John Wirth of Petaluma had been lost a long time when police caught up with him in St. Helena late Thursday night, got him something to eat and drink, and brought him back home.
It had been more than 40 hours since the mentally disabled man had left on one of his usual bike rides, and clues from his ensuing odyssey suggest he may have pedaled as much as 60 miles along a sometimes treacherous route that included Highway 37 toward Vallejo, though there's no way to know for sure.
All he could tell authorities when his adventure came to an end late Thursday was, "I was just out for a bike ride," Petaluma Police Lt. Tim Lyons said Friday.
He was weary and worn, but "he was OK," Lyons said.
"There are no words that can say how grateful I am," said Wirth's sister, Mary Ann Grant. "I was so worried he wouldn't make it back."
Wirth, 48, suffered a traumatic brain injury in a near-fatal motorcycle crash 25 years ago and has lost his ability to perform many normal daily functions, Grant said.
The two moved north from Ventura County about a year ago to enjoy the relative peace and quiet of the North Bay, and Wirth enjoyed going out on his red bike each day from their Petaluma Way home near North McDowell Boulevard, often heading a couple miles down the road to McDonald's or Taco Bell, she said.
But Wirth had been venturing farther and farther, it seemed.

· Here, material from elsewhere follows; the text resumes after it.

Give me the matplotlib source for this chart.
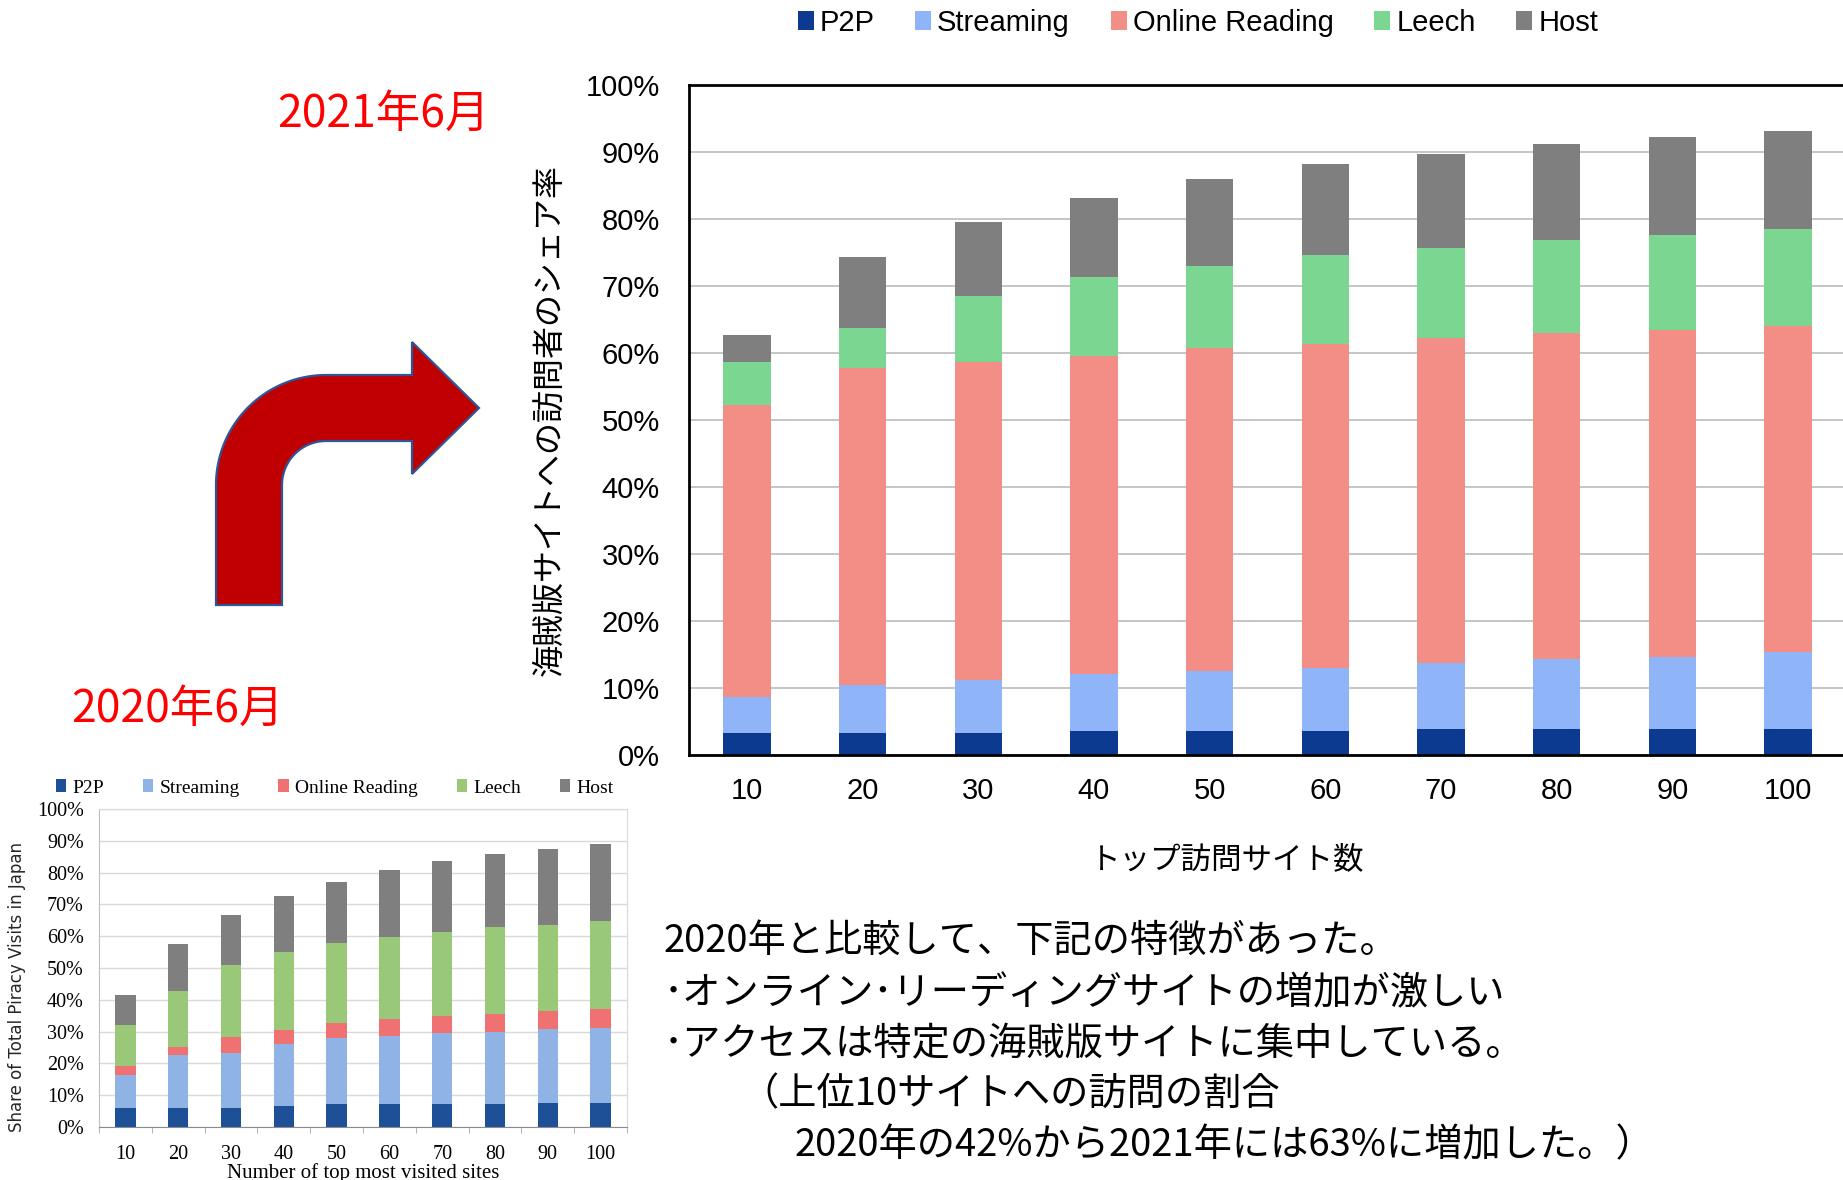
import numpy as np
import matplotlib.pyplot as plt
from matplotlib.patches import Polygon

plt.rcParams['font.family'] = ['Noto Sans CJK JP', 'DejaVu Sans']
plt.rcParams['axes.unicode_minus'] = False

# データ（上位サイト数ごとの訪問シェア, %）
sites = ['10', '20', '30', '40', '50', '60', '70', '80', '90', '100']
categories = ['P2P', 'Streaming', 'Online Reading', 'Leech', 'Host']

# 2021年6月
p2p_2021 = [3.3, 3.3, 3.3, 3.6, 3.6, 3.6, 3.9, 3.9, 3.9, 3.9]
streaming_2021 = [5.4, 7.2, 7.9, 8.5, 9.0, 9.4, 9.8, 10.5, 10.7, 11.4]
reading_2021 = [43.6, 47.2, 47.5, 47.5, 48.1, 48.4, 48.6, 48.6, 48.8, 48.8]
leech_2021 = [6.3, 6.1, 9.8, 11.8, 12.3, 13.2, 13.4, 13.9, 14.2, 14.4]
host_2021 = [4.1, 10.6, 11.0, 11.7, 12.9, 13.6, 14.0, 14.3, 14.6, 14.7]

# 2020年6月
p2p_2020 = [5.9, 5.9, 5.9, 6.5, 7.3, 7.3, 7.3, 7.3, 7.6, 7.6]
streaming_2020 = [10.6, 16.6, 17.5, 19.6, 20.7, 21.2, 22.2, 22.7, 23.3, 23.6]
reading_2020 = [2.7, 2.8, 4.9, 4.5, 4.8, 5.6, 5.4, 5.5, 5.6, 5.9]
leech_2020 = [13.0, 17.5, 22.6, 24.3, 25.1, 25.6, 26.3, 27.5, 27.1, 27.7]
host_2020 = [9.3, 14.8, 15.7, 17.7, 19.3, 21.2, 22.3, 23.0, 23.9, 24.1]

colors_2021 = ['#0B3A90', '#8FB5F8', '#F28E86', '#7BD692', '#7F7F7F']
colors_2020 = ['#1D5096', '#8FB3E4', '#EF7171', '#99C878', '#7F7F7F']

W, H = 1843, 1180


def px_box(left, top, right, bottom):
    # ピクセル座標 -> figure座標
    return [left / W, 1 - bottom / H, (right - left) / W, (bottom - top) / H]


def stacked_bar(ax, series, colors, width):
    x = np.arange(len(sites))
    bottom = np.zeros(len(sites))
    for name, values, color in zip(categories, series, colors):
        ax.bar(x, values, width, bottom=bottom, color=color, label=name, zorder=2)
        bottom += np.array(values)
    return x


fig = plt.figure(figsize=(W / 100, H / 100), dpi=100)

# ---- 2021年6月（メイン） ----
ax1 = fig.add_axes(px_box(689, 85, 1846, 755))
x = stacked_bar(ax1, [p2p_2021, streaming_2021, reading_2021, leech_2021, host_2021],
                colors_2021, 0.41)
ax1.set_xlim(-0.5, 9.5)
ax1.set_ylim(0, 100)
yt = list(range(0, 101, 10))
ax1.set_yticks(yt, [f'{v}%' for v in yt], fontfamily='Liberation Sans', fontsize=21)
ax1.set_xticks(x, sites, fontfamily='Liberation Sans', fontsize=21)
ax1.tick_params(axis='y', length=0, pad=21)
ax1.tick_params(axis='x', length=0, pad=16)
ax1.grid(axis='y', color='#C0C0C0', lw=1.3, zorder=0)
ax1.set_axisbelow(True)
for s in ['left', 'bottom', 'top']:
    ax1.spines[s].set_color('black')
    ax1.spines[s].set_linewidth(2)
ax1.spines['right'].set_visible(False)

fig.legend(*ax1.get_legend_handles_labels(), loc='center left',
           bbox_to_anchor=(783 / W, 1 - 23 / H), ncol=5, frameon=False,
           prop={'family': 'Liberation Sans', 'size': 21}, borderpad=0,
           handlelength=0.55, handleheight=0.6, handletextpad=0.2, columnspacing=1.4)

# ---- 2020年6月（左下） ----
ax2 = fig.add_axes(px_box(99, 809, 627, 1127))
x = stacked_bar(ax2, [p2p_2020, streaming_2020, reading_2020, leech_2020, host_2020],
                colors_2020, 0.39)
ax2.set_xlim(-0.5, 9.5)
ax2.set_ylim(0, 100)
ax2.set_yticks(yt, [f'{v}%' for v in yt], fontfamily='Liberation Serif', fontsize=14.5)
ax2.set_xticks(x, sites, fontfamily='Liberation Serif', fontsize=14.5)
ax2.set_xticks(np.arange(-0.5, 10, 1), minor=True)
ax2.tick_params(axis='y', length=0, pad=11)
ax2.tick_params(axis='x', which='major', length=0, pad=13)
ax2.tick_params(axis='x', which='minor', length=4, color='#A6A6A6')
ax2.grid(axis='y', color='#D9D9D9', lw=1, zorder=0)
ax2.set_axisbelow(True)
for s in ['top', 'right']:
    ax2.spines[s].set_color('#D9D9D9')
ax2.spines['left'].set_color('#BFBFBF')
ax2.spines['bottom'].set_color('#8C8C8C')

ax2.legend(loc='center left', bbox_to_anchor=(46 / 528 - 99 / 528, 1 + 21 / 318), ncol=5,
           frameon=False, prop={'family': 'Liberation Serif', 'size': 14}, borderpad=0,
           handlelength=0.55, handleheight=0.6, handletextpad=0.3, columnspacing=2.0)

# ---- 注記・矢印（ピクセル座標で配置） ----
ov = fig.add_axes([0, 0, 1, 1])
ov.set_xlim(0, W)
ov.set_ylim(H, 0)
ov.axis('off')
ov.patch.set_visible(False)

# 曲がり矢印
cx, cy, r_out, r_in = 326, 485, 110, 44
t = np.linspace(np.pi, np.pi / 2, 40)
outer = np.column_stack([cx + r_out * np.cos(t), cy - r_out * np.sin(t)])
inner = np.column_stack([cx + r_in * np.cos(t[::-1]), cy - r_in * np.sin(t[::-1])])
pts = np.vstack([[[216, 605]], outer,
                 [[412, 375], [412, 342], [479, 408], [412, 474], [412, 441]],
                 inner, [[282, 605]]])
ov.add_patch(Polygon(pts, closed=True, facecolor='#C00000', edgecolor='#2F5597', lw=1.6))

ov.text(383, 114, '2021年6月', color='red', fontsize=32, ha='center', va='center')
ov.text(177, 709, '2020年6月', color='red', fontsize=32, ha='center', va='center')

ov.text(550, 420, '海賊版サイトへの訪問者のシェア率', fontsize=23, rotation=90,
        ha='center', va='center')
ov.text(1227, 860, 'トップ訪問サイト数', fontsize=22, ha='center', va='center')

ov.text(17, 987, 'Share of Total Piracy Visits in Japan', fontsize=12, rotation=90,
        ha='center', va='center', fontfamily='DejaVu Sans', color='#262626')
ov.text(363, 1173, 'Number of top most visited sites', fontsize=15,
        ha='center', va='center', fontfamily='Liberation Serif')

notes = [
    (664, 941, '2020年と比較して、下記の特徴があった。'),
    (664, 994, '･オンライン･リーディングサイトの増加が激しい'),
    (664, 1045, '･アクセスは特定の海賊版サイトに集中している。'),
    (740, 1095, '（上位10サイトへの訪問の割合'),
    (795, 1146, '2020年の42%から2021年には63%に増加した。）'),
]
for nx, ny, txt in notes:
    ov.text(nx, ny, txt, fontsize=27.5, ha='left', va='center')

plt.savefig('out.png', dpi=100)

He had recently been spotted cycling near the Kaiser medical center on Lakeville Highway, police Detective Joel Stemmer said.
"He doesn't really know the area," Grant said, "although I'm trying, little by little, showing him, 'You could do this. You could do that.'"
On Wednesday, Wirth left home at about 7 a.m. His sister had given him $10, Stemmer said.
He also took the flip-top cell phone that she had bought for him. Though Wirth didn't know how to use it, his sister hoped it might be useful if he ever became lost, Stemmer said. "It was more for a device to help locate him in case this kind of thing happened," he said.
Grant dialed it when Wirth hadn't returned home by Wednesday evening, calling the phone a few times, but he never picked up. She reported him missing to Petaluma police around 7:30 that night.
Investigators traced the phone signal to the Vallejo area, but it went in and out and only indicated a very general area, Stemmer said.
Unable to locate him further, police issued a news release about him late Wednesday that was distributed in part by Nixle, an internet notification service.
A Solano County sheriff's deputy who who saw it recalled having seen someone matching Wirth's description pedaling east on Highway 37 near the county line Wednesday afternoon and reported it to Petaluma police.
Another person who saw the release was a Rohnert Park police dispatcher who happened to drive to St. Helena on Thursday evening and, en route, saw a man walking a bike on northbound Silverado Trail.